▶ [Stated task] Copy each line that has the string "page" somewhere in it.

▶ [Data]
# # # # #
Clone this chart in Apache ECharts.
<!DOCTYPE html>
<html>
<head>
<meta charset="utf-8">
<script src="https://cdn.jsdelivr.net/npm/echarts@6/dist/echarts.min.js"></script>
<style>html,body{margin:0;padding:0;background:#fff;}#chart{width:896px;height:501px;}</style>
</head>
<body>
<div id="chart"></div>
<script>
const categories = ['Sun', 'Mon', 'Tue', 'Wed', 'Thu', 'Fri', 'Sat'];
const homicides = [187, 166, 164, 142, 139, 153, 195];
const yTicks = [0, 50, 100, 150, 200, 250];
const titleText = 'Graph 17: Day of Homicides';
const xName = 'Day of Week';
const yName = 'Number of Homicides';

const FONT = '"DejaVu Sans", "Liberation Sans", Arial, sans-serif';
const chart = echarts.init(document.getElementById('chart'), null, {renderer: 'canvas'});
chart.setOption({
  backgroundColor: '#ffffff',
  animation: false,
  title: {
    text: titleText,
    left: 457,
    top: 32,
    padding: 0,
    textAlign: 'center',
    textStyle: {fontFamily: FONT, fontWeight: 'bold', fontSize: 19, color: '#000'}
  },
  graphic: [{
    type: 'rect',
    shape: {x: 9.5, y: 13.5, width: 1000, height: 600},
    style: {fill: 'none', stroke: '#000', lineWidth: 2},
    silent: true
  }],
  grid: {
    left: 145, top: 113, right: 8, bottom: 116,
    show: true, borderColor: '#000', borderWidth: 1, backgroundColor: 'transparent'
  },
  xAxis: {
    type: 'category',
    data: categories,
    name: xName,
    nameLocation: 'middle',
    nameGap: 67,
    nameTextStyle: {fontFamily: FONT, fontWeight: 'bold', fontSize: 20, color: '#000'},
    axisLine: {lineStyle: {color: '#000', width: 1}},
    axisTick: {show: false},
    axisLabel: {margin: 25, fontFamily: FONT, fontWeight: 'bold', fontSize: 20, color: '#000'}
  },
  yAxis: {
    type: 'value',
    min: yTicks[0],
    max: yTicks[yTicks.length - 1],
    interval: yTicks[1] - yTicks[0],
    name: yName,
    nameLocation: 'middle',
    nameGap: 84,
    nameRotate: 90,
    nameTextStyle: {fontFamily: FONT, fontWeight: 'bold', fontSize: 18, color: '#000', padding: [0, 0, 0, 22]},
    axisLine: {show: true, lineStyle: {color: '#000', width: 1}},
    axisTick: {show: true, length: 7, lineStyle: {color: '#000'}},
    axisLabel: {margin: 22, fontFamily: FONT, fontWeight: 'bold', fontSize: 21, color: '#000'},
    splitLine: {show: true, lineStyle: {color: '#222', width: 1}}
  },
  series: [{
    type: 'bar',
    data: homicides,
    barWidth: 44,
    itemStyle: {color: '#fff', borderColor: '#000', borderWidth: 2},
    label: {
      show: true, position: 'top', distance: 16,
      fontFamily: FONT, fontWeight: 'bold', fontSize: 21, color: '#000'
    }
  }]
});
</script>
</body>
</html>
# # # # #
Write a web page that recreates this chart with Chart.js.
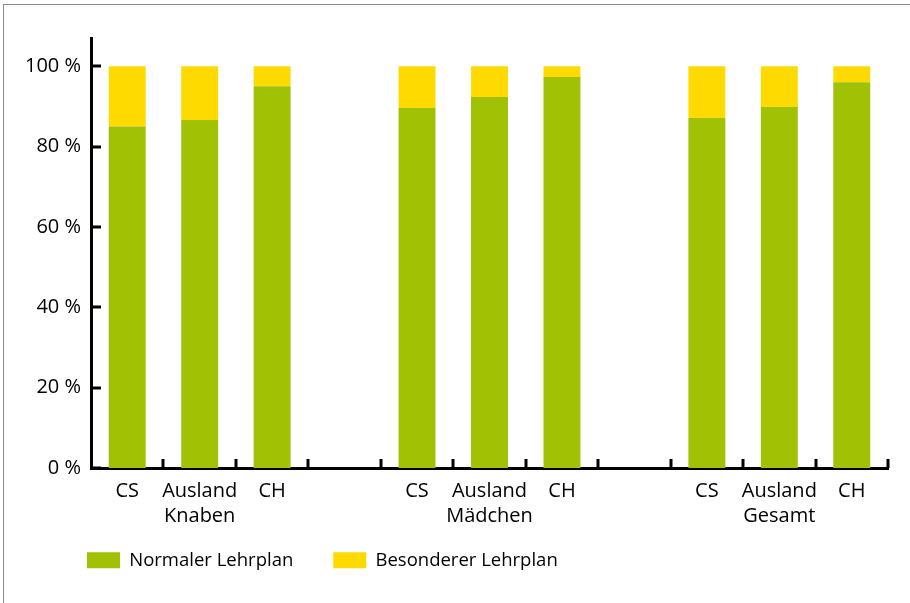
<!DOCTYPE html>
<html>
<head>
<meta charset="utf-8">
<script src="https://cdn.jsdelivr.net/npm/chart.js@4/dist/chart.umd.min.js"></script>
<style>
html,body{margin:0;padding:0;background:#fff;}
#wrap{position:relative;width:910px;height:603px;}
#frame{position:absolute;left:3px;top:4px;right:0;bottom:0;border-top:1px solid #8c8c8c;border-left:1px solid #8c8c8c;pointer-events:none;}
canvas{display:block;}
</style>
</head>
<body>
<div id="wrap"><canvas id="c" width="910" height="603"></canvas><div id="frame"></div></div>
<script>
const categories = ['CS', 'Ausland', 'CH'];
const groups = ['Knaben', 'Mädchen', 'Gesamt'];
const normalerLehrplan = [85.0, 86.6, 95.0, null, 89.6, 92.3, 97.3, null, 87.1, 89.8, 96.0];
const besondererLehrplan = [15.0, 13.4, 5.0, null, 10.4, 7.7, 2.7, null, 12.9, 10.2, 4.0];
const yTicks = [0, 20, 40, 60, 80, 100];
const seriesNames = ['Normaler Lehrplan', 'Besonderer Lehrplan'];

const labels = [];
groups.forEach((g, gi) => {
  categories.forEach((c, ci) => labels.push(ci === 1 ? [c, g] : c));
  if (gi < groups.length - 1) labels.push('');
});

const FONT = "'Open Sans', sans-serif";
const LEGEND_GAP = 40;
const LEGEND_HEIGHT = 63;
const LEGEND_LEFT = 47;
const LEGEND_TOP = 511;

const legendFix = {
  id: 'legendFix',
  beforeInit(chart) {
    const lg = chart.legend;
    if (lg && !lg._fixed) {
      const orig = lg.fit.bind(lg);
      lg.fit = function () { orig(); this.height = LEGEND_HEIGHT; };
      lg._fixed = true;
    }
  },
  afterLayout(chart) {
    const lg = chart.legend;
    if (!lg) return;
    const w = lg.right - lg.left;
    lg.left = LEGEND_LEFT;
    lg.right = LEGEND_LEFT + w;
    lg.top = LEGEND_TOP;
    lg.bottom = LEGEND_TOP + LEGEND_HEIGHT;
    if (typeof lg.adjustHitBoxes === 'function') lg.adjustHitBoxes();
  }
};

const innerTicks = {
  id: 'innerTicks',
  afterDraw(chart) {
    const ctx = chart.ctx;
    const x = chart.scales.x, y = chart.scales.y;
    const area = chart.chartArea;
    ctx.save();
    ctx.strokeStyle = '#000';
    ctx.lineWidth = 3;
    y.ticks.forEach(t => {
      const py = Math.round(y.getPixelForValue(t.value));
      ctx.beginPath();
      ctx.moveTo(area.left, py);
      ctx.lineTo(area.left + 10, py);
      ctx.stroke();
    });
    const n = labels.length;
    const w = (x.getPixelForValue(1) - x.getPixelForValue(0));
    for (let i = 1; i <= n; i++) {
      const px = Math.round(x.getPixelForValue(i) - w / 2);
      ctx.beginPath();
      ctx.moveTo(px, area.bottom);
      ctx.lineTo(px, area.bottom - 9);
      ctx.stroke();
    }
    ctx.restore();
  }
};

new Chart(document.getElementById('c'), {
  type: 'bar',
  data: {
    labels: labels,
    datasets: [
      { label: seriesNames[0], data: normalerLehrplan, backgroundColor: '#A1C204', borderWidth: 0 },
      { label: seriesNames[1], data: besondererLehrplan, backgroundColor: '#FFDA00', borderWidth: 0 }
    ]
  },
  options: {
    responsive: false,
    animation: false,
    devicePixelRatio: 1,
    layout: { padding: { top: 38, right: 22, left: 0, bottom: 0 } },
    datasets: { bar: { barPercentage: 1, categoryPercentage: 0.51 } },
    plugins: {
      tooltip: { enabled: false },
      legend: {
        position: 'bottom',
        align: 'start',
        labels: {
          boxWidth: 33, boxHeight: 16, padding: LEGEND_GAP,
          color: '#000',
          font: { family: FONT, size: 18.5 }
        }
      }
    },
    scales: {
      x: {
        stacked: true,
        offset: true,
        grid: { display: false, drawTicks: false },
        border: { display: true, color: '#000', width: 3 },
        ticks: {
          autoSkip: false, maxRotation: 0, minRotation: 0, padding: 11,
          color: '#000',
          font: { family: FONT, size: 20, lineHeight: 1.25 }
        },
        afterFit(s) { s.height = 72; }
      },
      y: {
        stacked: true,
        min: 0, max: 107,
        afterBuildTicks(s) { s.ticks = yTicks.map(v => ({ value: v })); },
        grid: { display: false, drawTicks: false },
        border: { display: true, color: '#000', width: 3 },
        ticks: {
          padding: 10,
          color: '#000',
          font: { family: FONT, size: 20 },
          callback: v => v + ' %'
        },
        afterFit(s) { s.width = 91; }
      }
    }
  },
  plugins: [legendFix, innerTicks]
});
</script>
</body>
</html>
# # # # #
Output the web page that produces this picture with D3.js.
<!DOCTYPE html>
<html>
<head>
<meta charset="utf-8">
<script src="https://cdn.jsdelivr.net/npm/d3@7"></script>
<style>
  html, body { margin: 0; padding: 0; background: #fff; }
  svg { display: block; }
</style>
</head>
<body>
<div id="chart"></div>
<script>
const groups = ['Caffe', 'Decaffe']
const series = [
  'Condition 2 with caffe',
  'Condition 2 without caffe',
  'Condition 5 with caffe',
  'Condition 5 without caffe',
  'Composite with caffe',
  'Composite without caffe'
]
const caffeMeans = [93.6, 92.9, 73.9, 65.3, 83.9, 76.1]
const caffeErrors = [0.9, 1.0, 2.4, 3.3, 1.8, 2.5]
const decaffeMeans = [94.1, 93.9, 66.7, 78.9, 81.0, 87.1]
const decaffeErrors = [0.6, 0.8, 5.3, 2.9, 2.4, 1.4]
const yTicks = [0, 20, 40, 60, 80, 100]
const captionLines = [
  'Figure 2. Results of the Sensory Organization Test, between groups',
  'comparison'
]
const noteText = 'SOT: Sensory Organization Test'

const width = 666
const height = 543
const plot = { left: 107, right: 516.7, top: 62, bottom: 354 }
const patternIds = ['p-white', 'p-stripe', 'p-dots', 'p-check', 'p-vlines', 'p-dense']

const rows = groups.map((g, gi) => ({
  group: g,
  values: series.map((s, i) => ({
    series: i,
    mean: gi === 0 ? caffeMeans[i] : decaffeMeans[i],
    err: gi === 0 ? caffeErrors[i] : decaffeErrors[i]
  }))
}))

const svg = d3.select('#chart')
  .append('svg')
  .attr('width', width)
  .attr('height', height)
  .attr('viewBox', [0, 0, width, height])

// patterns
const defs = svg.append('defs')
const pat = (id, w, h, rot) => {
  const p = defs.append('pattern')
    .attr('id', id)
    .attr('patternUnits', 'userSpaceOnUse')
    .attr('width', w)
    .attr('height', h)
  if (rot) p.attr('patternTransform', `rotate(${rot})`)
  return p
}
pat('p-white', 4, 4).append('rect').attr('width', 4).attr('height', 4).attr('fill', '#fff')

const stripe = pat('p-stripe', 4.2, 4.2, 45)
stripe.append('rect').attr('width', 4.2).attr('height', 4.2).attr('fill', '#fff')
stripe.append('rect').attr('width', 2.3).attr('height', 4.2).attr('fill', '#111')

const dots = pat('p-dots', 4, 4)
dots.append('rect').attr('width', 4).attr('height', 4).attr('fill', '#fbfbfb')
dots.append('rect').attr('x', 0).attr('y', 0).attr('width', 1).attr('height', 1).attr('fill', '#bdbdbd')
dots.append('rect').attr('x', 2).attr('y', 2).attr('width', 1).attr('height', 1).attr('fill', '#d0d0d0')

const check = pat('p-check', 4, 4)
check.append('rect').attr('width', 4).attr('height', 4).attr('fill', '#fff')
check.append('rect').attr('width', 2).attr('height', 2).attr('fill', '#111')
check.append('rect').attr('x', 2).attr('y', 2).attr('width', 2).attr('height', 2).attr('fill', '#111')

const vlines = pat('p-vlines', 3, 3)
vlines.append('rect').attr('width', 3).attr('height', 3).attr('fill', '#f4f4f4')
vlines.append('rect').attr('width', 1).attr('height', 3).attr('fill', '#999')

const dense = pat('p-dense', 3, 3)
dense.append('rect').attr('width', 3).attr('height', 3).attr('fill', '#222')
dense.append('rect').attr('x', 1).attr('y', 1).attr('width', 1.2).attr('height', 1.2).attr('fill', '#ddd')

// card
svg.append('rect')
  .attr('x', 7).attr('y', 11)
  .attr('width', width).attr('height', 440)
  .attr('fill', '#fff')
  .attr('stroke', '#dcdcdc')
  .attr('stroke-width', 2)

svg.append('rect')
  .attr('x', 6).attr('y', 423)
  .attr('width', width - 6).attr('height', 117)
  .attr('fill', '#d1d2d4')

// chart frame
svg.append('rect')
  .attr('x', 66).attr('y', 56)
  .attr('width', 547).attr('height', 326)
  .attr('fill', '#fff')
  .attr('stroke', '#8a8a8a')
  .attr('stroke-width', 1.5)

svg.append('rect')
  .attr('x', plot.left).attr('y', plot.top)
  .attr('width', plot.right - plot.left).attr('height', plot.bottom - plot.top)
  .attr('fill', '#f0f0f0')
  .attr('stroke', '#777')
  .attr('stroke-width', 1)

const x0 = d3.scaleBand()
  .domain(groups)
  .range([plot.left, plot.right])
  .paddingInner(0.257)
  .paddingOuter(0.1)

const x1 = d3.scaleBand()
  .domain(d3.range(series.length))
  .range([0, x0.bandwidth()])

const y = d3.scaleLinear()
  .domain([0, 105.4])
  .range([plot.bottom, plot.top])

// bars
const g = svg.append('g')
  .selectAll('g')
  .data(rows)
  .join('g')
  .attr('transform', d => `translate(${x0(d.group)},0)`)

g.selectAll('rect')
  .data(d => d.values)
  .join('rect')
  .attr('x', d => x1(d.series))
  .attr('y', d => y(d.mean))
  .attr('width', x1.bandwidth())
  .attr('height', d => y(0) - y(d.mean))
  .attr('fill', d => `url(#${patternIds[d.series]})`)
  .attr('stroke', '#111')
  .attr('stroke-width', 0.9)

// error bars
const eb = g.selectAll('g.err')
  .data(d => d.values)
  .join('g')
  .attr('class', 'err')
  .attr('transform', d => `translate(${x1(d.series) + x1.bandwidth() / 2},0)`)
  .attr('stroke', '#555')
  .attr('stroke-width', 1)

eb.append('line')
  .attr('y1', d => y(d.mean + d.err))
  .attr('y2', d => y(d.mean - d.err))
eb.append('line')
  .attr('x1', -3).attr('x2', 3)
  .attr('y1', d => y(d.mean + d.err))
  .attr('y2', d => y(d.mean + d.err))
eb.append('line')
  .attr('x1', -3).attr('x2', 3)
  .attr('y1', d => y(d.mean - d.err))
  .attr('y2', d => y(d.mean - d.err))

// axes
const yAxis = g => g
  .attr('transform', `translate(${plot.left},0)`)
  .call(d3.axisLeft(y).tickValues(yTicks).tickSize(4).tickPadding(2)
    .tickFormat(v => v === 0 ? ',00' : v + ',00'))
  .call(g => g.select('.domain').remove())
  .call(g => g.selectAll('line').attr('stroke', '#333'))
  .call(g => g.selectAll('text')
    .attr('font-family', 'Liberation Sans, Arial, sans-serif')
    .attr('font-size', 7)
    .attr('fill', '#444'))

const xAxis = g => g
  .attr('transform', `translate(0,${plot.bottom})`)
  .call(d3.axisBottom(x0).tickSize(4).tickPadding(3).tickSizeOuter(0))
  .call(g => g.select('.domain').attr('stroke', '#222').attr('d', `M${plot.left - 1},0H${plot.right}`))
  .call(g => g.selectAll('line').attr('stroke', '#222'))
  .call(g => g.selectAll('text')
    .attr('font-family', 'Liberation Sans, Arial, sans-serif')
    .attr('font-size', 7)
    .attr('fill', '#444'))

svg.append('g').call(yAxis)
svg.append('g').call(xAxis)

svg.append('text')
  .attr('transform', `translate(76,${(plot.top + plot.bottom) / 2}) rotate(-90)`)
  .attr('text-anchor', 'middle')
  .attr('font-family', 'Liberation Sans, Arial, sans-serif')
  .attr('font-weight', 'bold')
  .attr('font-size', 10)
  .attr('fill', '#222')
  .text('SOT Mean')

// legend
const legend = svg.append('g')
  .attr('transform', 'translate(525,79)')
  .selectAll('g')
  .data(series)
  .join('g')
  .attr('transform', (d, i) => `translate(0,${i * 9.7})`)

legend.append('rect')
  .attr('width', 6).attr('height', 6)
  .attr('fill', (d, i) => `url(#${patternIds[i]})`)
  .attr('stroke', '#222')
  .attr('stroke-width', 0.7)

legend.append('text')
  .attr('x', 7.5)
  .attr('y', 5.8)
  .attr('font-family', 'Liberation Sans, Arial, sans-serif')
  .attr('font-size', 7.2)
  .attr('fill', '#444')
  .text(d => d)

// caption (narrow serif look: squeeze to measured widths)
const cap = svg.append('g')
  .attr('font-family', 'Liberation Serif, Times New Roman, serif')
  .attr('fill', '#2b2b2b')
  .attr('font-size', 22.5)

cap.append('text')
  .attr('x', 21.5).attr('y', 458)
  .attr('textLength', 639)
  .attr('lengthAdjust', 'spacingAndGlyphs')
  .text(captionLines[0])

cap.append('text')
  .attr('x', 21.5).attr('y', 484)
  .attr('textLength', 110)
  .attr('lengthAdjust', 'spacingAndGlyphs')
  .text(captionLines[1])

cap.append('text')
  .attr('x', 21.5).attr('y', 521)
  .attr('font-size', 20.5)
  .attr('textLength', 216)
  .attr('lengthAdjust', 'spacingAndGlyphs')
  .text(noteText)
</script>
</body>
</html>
# # # # #
▶ [Response]
Write a web page that recreates this chart with Chart.js.
Output the web page that produces this picture with D3.js.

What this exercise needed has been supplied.